La situation est suivie de très près et personnellement par le chef de l’Etat. Mardi dernier, Emmanuel Macron s’est entretenu au téléphone avec l’ambassadeur de France en Algérie, Xavier Driencourt, une initiative rare comme le souligne Le Figaro. En marge de cette discussion, le chef de l’Etat a demandé à son ambassadeur de faire un aller-retour express mercredi à Paris pour rencontrer Jean-Yves Le Drian, le ministre des Affaires étrangères, comme l’a révélé L’Obs.
“C’est un vrai sujet. Je pense que c’est le plus gros ‘objet’ politique des prochains jours et semaines, sur fond d’élections européennes. Ça mobilise en temps le président de la République et le Premier ministre”, a confié à ce titre un ministre interrogé par l’Agence France-Presse (AFP). “Instabilité, questions de sécurité, immigration, questions économiques, ressenti et comportements de nos compatriotes franco-algériens…”: les possibles répercussions sont nombreuses, s’inquiète-t-il.
Des relations tumultueuses
Depuis le début de la contestation après l’annonce le 10 février de la candidature à un 5e mandat du président Bouteflika, la France s’exprime publiquement avec une prudence absolue, car l’ex-puissance coloniale marche sur des œufs. “Nous avons beaucoup d’intérêts sur place, une communauté française qui y vit et une grosse communauté algérienne en France”, rappelle l’Elysée dans Le Figaro.
“C’est au peuple algérien et à lui seul qu’il revient de choisir ses dirigeants, de décider de son avenir, et cela dans la paix et la sécurité”, a déclaré mercredi le porte-parole du gouvernement, Benjamin Griveaux, faisant le “vœu” de la France que l’élection présidentielle du 18 avril réponde “aux aspirations profondes” de la population algérienne.
Depuis la fin de la guerre et l’indépendance en 1962, la France et l’Algérie entretiennent des relations à la fois proches et difficiles, sur fond de réconciliation tumultueuse. Importants liens économiques, passé colonial douloureux, forte communauté d’origine algérienne en France, collaboration des services de renseignement ou plus récemment jihadisme au Sahel forment une relation complexe.
“Soit on en parle et les Algériens accusent d’ingérence l’ancien colonisateur, soit on n’en parle pas et la France est accusée de favoriser un régime antidémocratique. Dans un cas comme dans l’autre, le terrain est miné”, souligne l’historien et spécialiste de l’Algérie Benjamin Stora.
Inquiétude des autorités françaises
Ces dernières années, a fortiori depuis les “printemps arabes”, beaucoup de hauts responsables français se sont inquiétés en privé du risque de “déstabilisation” du régime algérien, qu’elle vienne de révoltes contre le régime ou de la mort d’Abdelaziz Bouteflika. Et notamment de l’impact migratoire qu’elle pourrait entraîner en cas de conflit violent.

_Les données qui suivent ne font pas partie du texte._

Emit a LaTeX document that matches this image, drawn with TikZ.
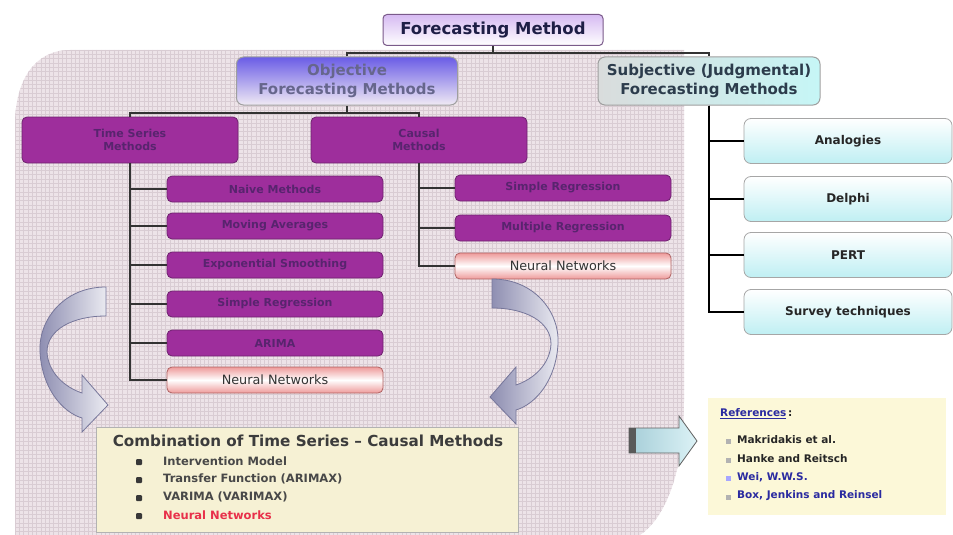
\documentclass[tikz,border=0pt]{standalone}
\usepackage{fontspec}
\setmainfont{DejaVu Sans}
\usetikzlibrary{calc}
\definecolor{bgpink}{HTML}{EDE3E8}
\definecolor{gridc}{HTML}{D9CCD3}
\definecolor{purp}{HTML}{9E2E9C}
\definecolor{purpdark}{HTML}{6E226E}
\definecolor{purptext}{HTML}{58246E}
\definecolor{nnpink}{HTML}{EE9A9A}
\definecolor{nnborder}{HTML}{B06262}
\definecolor{cyanlt}{HTML}{BFEFF3}
\definecolor{fmtop}{HTML}{D6BAF2}
\definecolor{fmborder}{HTML}{7A5A8A}
\definecolor{fmtext}{HTML}{1E1E46}
\definecolor{objtop}{HTML}{6A5CE6}
\definecolor{objbot}{HTML}{F0EAF4}
\definecolor{objtext}{HTML}{66668C}
\definecolor{subjl}{HTML}{D9DCDC}
\definecolor{subjr}{HTML}{C6F6F6}
\definecolor{subjtext}{HTML}{2C3C4C}
\definecolor{combfill}{HTML}{F6F1D4}
\definecolor{combtext}{HTML}{3C3C3C}
\definecolor{itemtext}{HTML}{484848}
\definecolor{nnred}{HTML}{E8304A}
\definecolor{reffill}{HTML}{FCF8D8}
\definecolor{refblue}{HTML}{2A2AA0}
\definecolor{arrl}{HTML}{8C8CB0}
\definecolor{arrr}{HTML}{ECECF2}
\definecolor{arrdraw}{HTML}{76769A}
\definecolor{barrl}{HTML}{A6CED8}
\definecolor{barrr}{HTML}{DCF2F6}
\begin{document}
\begin{tikzpicture}[x=1pt,y=-1pt,
  fmbox/.style={draw=fmborder, line width=1pt, rounded corners=4pt, top color=fmtop, bottom color=white,
    font=\bfseries\fontsize{16.5}{19}\selectfont, text=fmtext, minimum width=220pt, minimum height=31pt, inner sep=0pt},
  objbox/.style={draw=gray!75, line width=1pt, rounded corners=7pt, top color=objtop, bottom color=objbot,
    font=\bfseries\fontsize{15}{19}\selectfont, text=objtext, minimum width=221pt, minimum height=48pt, inner sep=0pt, align=center},
  subjbox/.style={draw=gray!75, line width=1pt, rounded corners=7pt, left color=subjl, right color=subjr,
    font=\bfseries\fontsize{15}{19}\selectfont, text=subjtext, minimum width=222pt, minimum height=48pt, inner sep=0pt, align=center},
  purpbox/.style={draw=purpdark, line width=0.8pt, fill=purp, rounded corners=5pt, text=purptext,
    font=\bfseries\fontsize{11}{13}\selectfont, minimum height=26pt, minimum width=216pt, inner sep=0pt, align=center},
  nnbox/.style={draw=nnborder, line width=0.8pt, rounded corners=5pt, top color=nnpink, bottom color=nnpink, middle color=white,
    text=black!80, font=\fontsize{12.8}{15}\selectfont, minimum height=26pt, minimum width=216pt, inner sep=0pt},
  cyanbox/.style={draw=gray!70, line width=0.8pt, rounded corners=7pt, top color=white, bottom color=cyanlt,
    font=\bfseries\fontsize{12}{14}\selectfont, text=black!85, minimum height=45pt, minimum width=208pt, inner sep=0pt},
  conn/.style={draw=black!80, line width=2pt},
  sconn/.style={draw=black, line width=2.6pt},
  itemf/.style={anchor=west, inner sep=0pt, font=\bfseries\fontsize{11.5}{13}\selectfont, text=itemtext},
  reff/.style={anchor=west, inner sep=0pt, font=\bfseries\fontsize{10.5}{12}\selectfont, text=black!85},
  bul/.style={fill=black!78, minimum size=6pt, inner sep=0pt, rounded corners=1pt},
  rbul/.style={fill=gray!60, minimum size=5pt, inner sep=0pt},
  curvarrow/.style={draw=arrdraw, line width=0.8pt, left color=arrl, right color=arrr}
]
\useasboundingbox (0,0) rectangle (953,535);
\fill[white] (0,0) rectangle (953,535);

% background panel with grid
\def\bgpath{(15,535) -- (15,125) .. controls (15,80) and (35,50) .. (70,50) -- (684,50) -- (684,400) .. controls (684,480) and (662,520) .. (640,535) -- cycle}
\fill[bgpink] \bgpath;
\begin{scope}
  \clip \bgpath;
  \foreach \gx in {15,19.3,...,690} {\draw[gridc, line width=0.45pt] (\gx,50) -- (\gx,535);}
  \foreach \gy in {50,54.3,...,535} {\draw[gridc, line width=0.45pt] (15,\gy) -- (690,\gy);}
\end{scope}

% top level
\node[fmbox] (fm) at (493,30) {Forecasting Method};
\node[objbox] (obj) at (347,81) {Objective\\Forecasting Methods};
\node[subjbox] (subj) at (709,81) {Subjective (Judgmental)\\Forecasting Methods};

% second level
\node[purpbox, minimum height=46pt] (ts) at (130,140) {Time Series\\Methods};
\node[purpbox, minimum height=46pt] (causal) at (419,140) {Causal\\Methods};

% time series methods
\node[purpbox] (t1) at (275,189) {Naive Methods};
\node[purpbox] (t2) at (275,226) {Moving Averages};
\node[purpbox] (t3) at (275,265) {Exponential Smoothing};
\node[purpbox] (t4) at (275,304) {Simple Regression};
\node[purpbox] (t5) at (275,343) {ARIMA};
\node[nnbox]   (t6) at (275,380) {Neural Networks};

% causal methods
\node[purpbox] (c1) at (563,188) {Simple Regression};
\node[purpbox] (c2) at (563,228) {Multiple Regression};
\node[nnbox]   (c3) at (563,266) {Neural Networks};

% subjective methods
\node[cyanbox] (s1) at (848,141) {Analogies};
\node[cyanbox] (s2) at (848,199) {Delphi};
\node[cyanbox] (s3) at (848,255) {PERT};
\node[cyanbox] (s4) at (848,312) {Survey techniques};

% connectors
\draw[conn] (fm.south) -- ++(0,7) coordinate (fmj) -| (obj.north);
\draw[conn] (fmj) -| (subj.north);
\draw[conn] (obj.south) -- ++(0,7) coordinate (oj) -| (ts.north);
\draw[conn] (oj) -| (causal.north);
\foreach \i in {1,...,6} {\draw[conn] (ts.south) |- (t\i.west);}
\foreach \i in {1,2,3} {\draw[conn] (causal.south) |- (c\i.west);}
\foreach \i in {1,...,4} {\draw[sconn] (subj.south) |- (s\i.west);}

% curved arrows
\def\carrow{(106,287) .. controls (62,287) and (38,322) .. (40,352)
  .. controls (42,388) and (62,412) .. (82,418)
  -- (82,432) -- (108,405) -- (82,375) -- (82,393)
  .. controls (64,387) and (48,372) .. (47,352)
  .. controls (47,330) and (72,316) .. (106,316) -- cycle}
\shade[curvarrow] \carrow;
\begin{scope}[shift={(598,-8)}, xscale=-1]
  \shade[curvarrow] \carrow;
\end{scope}

% combination box
\node[draw=gray!60, line width=1pt, fill=combfill, minimum width=422pt, minimum height=105pt, inner sep=0pt] (comb) at (307,479.5) {};
\node[inner sep=0pt, font=\bfseries\fontsize{15.2}{18}\selectfont, text=combtext] (combt) at (308,441) {Combination of Time Series – Causal Methods};
\node[bul] (b1) at (139,462) {};
\node[bul] (b2) at (139,480) {};
\node[bul] (b3) at (139,498) {};
\node[bul] (b4) at (139,516) {};
\node[itemf] (i1) at (163,461) {Intervention Model};
\node[itemf] (i2) at (163,479) {Transfer Function (ARIMAX)};
\node[itemf] (i3) at (163,497) {VARIMA (VARIMAX)};
\node[itemf, text=nnred] (i4) at (163,515) {Neural Networks};

% block arrow
\shade[draw=gray!75!black, line width=0.8pt, left color=barrl, right color=barrr]
  (629,428) -- (679,428) -- (679,416) -- (697,441) -- (679,466) -- (679,453) -- (629,453) -- cycle;
\fill[gray!70!black] (629,428) rectangle (636,453);

% references
\node[fill=reffill, minimum width=238pt, minimum height=117pt, inner sep=0pt] (refs) at (827,456.5) {};
\node[reff] (rh) at (720,414) {\textcolor{refblue}{\underline{References}}\,:};
\node[rbul] (rb1) at (728,441) {};
\node[rbul] (rb2) at (728,460) {};
\node[rbul, fill=blue!35] (rb3) at (728,478) {};
\node[rbul] (rb4) at (728,497) {};
\node[reff] (r1) at (737,440) {Makridakis et al.};
\node[reff] (r2) at (737,459) {Hanke and Reitsch};
\node[reff, text=refblue] (r3) at (737,477) {Wei, W.W.S.};
\node[reff, text=refblue] (r4) at (737,496) {Box, Jenkins and Reinsel};
\end{tikzpicture}
\end{document}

“Certains responsables français ont tendance à ne voir qu’un scénario avec l’effondrement de l’Etat algérien et des flots de gens qui soudainement traverseraient la Méditerranée. C’est exagéré”, juge Andrew Lebovich, chercheur associé au Conseil européen des relations internationales (ECFR).
Avec son immense frontière de plusieurs milliers de kilomètres avec le Mali, le Niger et la Libye, l’Algérie est également un acteur clé sur le front contre le jihadisme au Sahel, même si elle fait aussi l’objet de suspicions de double jeu avec certains groupes jihadistes. Déjà confrontée à une situation tendue et à la difficile montée en puissance de la force africaine du G5 Sahel (Mauritanie, Tchad, Mali, Niger, Burkina), l’opération militaire française Barkhane verrait émerger une nouvelle incertitude.
Enfin, avec près de 5 milliards d’euros d’échanges bilatéraux, l’enjeu économique est également jugé significatif. L’Algérie, qui héberge une usine Renault et une autre de PSA, est également un important débouché pour le blé français. Quant au gaz algérien, s’il ne représente que 10% des importations françaises, il pèse plus de la moitié de celles de l’Espagne, et des problèmes de livraison venus d’Algérie compliqueraient rapidement l’approvisionnement du sud de l’Europe.